-- START --

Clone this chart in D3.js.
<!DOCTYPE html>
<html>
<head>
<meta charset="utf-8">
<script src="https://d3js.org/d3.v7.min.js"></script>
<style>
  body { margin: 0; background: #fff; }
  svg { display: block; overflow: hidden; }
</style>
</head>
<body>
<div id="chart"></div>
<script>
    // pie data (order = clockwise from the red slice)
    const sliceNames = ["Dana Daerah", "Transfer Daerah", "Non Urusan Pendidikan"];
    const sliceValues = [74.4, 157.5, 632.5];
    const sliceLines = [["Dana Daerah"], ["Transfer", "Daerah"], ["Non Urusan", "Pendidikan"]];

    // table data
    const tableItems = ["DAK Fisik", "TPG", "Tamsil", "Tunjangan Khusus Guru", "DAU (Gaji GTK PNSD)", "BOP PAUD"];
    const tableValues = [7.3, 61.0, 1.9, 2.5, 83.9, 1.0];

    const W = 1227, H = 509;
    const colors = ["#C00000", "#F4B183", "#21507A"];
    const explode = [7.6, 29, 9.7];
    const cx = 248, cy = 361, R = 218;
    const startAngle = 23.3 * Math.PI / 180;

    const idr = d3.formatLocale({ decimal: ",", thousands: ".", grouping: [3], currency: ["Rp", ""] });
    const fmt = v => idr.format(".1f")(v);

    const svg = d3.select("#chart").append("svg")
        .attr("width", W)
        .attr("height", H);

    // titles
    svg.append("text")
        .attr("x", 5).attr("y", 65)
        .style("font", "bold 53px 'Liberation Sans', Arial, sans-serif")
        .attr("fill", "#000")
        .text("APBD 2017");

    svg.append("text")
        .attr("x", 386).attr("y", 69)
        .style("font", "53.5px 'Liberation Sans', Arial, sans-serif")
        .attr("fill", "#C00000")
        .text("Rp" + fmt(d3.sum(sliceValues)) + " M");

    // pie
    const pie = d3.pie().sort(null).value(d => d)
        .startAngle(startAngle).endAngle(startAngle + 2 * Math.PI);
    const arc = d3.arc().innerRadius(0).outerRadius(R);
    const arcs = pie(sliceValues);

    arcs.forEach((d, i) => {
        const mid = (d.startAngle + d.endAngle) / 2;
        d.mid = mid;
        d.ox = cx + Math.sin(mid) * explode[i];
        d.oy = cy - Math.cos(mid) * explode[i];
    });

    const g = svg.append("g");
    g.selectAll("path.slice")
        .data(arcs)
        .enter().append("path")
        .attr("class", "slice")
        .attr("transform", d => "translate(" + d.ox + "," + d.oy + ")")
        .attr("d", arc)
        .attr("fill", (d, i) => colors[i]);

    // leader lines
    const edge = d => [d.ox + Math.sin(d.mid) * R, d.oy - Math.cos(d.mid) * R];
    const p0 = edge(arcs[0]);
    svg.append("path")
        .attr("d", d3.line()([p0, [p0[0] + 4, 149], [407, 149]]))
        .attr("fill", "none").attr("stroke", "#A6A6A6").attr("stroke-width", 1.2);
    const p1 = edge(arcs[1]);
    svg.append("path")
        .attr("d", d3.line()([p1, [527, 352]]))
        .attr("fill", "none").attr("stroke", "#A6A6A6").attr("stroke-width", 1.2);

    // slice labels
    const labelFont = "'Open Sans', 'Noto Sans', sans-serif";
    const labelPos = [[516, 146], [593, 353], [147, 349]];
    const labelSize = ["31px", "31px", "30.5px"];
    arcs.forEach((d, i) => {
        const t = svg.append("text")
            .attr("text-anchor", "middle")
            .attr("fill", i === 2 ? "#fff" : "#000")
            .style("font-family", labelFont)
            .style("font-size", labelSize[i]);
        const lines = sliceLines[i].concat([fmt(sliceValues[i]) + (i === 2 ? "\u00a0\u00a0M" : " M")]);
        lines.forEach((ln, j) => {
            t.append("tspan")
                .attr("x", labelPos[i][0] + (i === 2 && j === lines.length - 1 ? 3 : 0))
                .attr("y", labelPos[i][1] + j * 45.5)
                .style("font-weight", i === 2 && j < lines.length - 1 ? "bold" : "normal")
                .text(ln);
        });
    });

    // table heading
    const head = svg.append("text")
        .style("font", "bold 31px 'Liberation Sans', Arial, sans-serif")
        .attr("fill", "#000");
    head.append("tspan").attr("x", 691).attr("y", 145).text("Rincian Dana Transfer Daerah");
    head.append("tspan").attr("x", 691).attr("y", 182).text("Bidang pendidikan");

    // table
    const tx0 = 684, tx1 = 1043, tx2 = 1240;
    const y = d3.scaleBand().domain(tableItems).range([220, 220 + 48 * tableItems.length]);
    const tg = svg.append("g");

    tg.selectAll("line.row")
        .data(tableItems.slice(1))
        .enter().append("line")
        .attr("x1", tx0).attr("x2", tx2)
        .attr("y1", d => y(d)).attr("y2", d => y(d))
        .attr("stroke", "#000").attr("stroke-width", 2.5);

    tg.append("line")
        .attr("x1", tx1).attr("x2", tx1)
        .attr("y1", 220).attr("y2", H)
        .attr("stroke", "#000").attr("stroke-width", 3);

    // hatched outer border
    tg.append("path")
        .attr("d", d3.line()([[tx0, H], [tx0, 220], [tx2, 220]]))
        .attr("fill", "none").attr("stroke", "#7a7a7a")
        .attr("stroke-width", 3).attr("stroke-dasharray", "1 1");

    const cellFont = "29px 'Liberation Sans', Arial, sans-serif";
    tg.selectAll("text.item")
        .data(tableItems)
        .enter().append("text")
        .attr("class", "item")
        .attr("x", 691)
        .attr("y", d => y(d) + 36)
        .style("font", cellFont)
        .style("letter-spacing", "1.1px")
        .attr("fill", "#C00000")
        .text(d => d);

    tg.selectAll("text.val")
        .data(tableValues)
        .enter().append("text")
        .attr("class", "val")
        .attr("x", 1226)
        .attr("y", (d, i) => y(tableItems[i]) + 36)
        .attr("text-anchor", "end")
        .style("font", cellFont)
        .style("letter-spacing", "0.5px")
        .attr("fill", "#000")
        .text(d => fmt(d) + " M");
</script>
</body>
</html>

-- END --
-- START --

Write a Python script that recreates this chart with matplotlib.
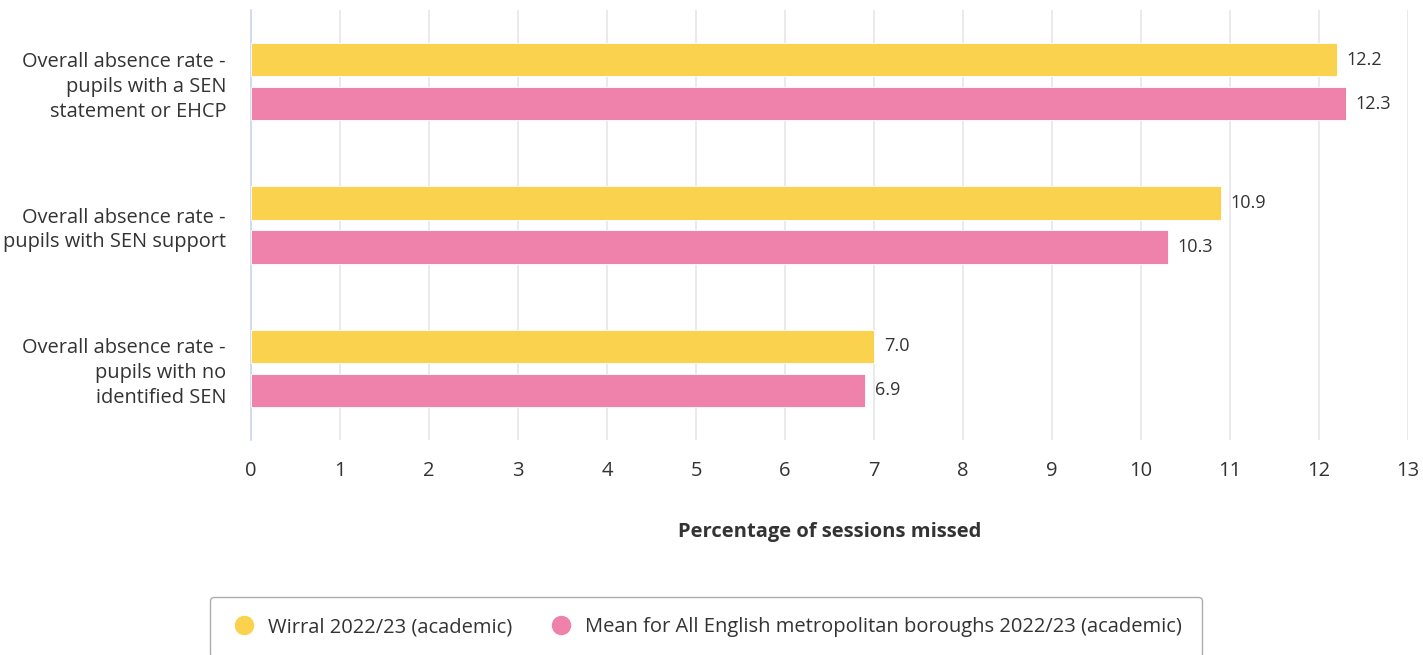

-- END --

## Set exercise
Return each line with "script".

## Response below
<script src="https://d3js.org/d3.v7.min.js"></script>
<script>
</script>
Write a Python script that recreates this chart with matplotlib.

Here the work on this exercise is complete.